* Work to do:
Return the lines that follow, exactly as they appear, from the first through the one containing "import plotly.graph_objects as go"; no pictures are to be included.

* Given information:
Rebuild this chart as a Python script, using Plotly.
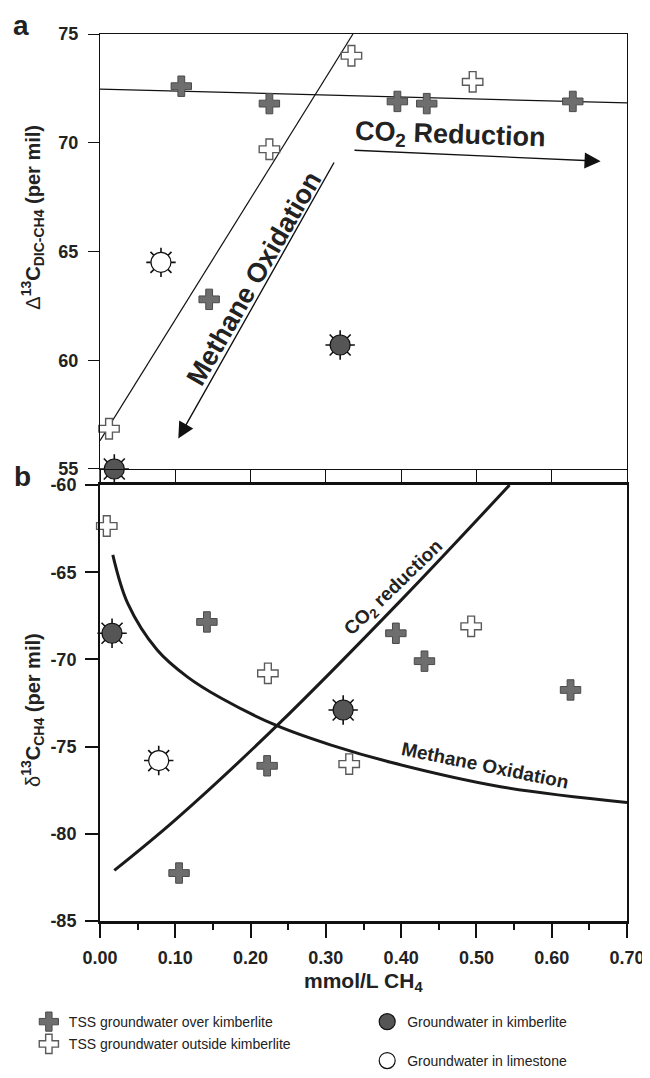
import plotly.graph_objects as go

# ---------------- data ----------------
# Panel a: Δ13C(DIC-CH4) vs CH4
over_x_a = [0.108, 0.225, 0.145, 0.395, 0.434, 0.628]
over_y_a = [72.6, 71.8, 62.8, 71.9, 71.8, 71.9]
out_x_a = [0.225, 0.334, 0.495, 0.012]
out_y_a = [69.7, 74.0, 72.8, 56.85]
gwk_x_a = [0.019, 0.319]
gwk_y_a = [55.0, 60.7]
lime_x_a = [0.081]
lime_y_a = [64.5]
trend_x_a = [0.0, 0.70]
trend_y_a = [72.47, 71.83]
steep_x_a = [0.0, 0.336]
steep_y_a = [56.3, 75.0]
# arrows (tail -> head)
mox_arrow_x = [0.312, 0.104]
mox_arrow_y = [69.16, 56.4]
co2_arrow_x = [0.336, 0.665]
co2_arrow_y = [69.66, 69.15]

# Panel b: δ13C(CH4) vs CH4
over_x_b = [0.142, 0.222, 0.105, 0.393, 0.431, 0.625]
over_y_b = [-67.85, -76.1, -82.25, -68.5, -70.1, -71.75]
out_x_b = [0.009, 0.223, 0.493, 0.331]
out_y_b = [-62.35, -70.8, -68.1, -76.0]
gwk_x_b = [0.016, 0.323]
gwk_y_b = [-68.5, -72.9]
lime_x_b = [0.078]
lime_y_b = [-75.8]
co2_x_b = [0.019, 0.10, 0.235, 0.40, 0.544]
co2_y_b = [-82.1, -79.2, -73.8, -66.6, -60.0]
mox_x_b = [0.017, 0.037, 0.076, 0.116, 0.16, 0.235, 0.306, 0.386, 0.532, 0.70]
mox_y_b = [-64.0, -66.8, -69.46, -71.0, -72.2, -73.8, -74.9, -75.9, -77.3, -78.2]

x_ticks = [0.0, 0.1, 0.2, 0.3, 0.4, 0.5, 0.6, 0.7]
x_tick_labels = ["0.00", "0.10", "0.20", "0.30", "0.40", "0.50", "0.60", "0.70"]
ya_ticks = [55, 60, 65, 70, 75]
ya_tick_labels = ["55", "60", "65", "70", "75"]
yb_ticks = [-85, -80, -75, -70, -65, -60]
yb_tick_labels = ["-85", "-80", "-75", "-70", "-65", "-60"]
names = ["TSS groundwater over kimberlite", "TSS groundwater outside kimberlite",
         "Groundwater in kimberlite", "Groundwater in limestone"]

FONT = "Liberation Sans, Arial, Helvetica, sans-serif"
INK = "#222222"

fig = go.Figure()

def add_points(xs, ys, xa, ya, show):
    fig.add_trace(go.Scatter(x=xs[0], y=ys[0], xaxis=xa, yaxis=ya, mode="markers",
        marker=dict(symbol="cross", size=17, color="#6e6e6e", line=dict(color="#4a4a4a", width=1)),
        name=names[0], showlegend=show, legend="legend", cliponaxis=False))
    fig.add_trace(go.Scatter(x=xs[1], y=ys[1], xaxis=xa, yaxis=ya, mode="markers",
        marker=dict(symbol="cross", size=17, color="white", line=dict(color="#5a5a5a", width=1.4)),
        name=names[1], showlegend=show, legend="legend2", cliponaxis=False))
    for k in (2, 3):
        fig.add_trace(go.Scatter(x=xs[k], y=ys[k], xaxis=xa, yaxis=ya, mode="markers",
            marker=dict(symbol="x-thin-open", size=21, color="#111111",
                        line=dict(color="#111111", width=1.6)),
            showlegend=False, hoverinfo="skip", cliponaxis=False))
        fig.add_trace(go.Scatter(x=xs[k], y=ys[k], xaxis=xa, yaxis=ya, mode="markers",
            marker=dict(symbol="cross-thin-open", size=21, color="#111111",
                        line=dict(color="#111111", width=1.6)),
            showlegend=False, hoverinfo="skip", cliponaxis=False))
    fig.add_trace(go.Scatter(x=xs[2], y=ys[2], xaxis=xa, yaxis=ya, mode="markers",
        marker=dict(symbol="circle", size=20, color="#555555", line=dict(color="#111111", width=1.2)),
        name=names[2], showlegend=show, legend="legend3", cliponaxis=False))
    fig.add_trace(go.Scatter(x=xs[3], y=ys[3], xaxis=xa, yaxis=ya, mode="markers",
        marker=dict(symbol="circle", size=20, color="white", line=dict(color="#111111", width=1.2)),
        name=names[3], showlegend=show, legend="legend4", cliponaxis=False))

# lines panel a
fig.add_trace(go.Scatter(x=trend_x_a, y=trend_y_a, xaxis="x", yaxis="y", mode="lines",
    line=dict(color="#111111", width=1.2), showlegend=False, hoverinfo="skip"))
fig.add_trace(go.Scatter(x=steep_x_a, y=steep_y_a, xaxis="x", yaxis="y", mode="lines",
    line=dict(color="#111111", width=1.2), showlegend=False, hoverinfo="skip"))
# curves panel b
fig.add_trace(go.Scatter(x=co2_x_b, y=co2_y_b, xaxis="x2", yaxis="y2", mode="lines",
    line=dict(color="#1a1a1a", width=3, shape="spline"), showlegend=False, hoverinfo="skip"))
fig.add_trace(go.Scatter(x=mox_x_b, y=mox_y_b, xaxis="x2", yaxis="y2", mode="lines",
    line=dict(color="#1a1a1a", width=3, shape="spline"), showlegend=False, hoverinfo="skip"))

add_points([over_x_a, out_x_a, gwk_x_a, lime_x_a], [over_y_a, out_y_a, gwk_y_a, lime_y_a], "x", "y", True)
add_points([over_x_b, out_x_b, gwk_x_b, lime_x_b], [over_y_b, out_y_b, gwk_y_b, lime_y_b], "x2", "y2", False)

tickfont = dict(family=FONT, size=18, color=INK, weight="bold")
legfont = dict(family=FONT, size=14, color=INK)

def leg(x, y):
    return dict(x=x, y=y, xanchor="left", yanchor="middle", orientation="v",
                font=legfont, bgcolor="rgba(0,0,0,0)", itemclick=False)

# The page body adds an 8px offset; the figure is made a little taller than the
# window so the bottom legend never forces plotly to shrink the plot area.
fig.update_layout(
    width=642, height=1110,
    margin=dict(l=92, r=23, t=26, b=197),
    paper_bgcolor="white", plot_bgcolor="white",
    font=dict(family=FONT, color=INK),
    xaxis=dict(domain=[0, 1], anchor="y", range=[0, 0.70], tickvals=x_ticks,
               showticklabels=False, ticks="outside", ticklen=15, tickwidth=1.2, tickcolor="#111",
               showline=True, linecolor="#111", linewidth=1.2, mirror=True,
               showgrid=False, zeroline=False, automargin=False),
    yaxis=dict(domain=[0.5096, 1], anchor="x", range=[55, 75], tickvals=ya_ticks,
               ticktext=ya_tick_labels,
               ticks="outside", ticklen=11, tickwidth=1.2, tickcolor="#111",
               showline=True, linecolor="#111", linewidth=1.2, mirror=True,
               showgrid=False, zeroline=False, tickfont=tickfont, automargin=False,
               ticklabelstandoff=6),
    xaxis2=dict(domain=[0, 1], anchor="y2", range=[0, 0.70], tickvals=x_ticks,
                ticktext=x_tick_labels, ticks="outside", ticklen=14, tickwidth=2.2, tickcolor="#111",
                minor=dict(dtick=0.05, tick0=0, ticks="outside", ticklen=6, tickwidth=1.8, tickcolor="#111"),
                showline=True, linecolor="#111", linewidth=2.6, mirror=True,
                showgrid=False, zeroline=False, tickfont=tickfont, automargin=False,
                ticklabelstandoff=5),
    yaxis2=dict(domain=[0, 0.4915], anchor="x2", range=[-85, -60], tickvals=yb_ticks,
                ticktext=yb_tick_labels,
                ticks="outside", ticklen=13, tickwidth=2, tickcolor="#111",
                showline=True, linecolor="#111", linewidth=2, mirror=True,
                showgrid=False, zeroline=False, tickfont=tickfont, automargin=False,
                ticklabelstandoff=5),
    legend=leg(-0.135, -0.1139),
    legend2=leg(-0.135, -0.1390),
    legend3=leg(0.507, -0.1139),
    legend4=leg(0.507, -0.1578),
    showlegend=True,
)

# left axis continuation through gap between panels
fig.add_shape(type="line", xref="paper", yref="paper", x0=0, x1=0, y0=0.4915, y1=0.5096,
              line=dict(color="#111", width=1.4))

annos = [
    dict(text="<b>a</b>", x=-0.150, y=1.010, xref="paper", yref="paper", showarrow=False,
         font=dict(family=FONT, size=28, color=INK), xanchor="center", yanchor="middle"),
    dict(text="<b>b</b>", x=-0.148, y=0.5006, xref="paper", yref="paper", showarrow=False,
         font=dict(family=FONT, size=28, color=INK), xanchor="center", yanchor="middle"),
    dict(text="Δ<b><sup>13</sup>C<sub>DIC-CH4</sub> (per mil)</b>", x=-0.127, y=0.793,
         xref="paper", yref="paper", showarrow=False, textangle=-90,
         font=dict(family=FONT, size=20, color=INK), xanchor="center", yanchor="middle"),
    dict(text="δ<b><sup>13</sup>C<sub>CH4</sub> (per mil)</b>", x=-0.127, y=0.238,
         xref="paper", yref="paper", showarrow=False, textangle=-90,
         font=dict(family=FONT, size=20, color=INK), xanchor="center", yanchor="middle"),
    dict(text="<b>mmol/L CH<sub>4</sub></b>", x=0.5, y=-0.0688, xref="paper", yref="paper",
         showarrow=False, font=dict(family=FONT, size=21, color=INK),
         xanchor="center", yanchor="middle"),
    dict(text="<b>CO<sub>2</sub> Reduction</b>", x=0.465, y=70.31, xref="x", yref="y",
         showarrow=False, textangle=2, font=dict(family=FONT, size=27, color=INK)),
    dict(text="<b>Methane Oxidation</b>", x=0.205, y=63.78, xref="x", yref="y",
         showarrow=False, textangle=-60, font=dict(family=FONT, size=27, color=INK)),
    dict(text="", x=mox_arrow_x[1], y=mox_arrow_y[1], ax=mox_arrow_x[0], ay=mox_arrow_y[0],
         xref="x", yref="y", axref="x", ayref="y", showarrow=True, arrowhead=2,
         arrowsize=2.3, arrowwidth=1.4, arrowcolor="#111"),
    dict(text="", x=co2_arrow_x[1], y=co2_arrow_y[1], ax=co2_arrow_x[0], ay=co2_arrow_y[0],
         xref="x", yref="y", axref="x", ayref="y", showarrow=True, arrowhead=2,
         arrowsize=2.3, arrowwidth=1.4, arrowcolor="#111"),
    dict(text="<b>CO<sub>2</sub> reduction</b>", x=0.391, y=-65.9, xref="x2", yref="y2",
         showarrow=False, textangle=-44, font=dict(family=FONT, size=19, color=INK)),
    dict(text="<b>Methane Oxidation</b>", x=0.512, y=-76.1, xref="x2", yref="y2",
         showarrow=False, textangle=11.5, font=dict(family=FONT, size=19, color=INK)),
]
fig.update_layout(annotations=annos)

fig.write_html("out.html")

* Task answer:
Rebuild this chart as a Python script, using Plotly.
import plotly.graph_objects as go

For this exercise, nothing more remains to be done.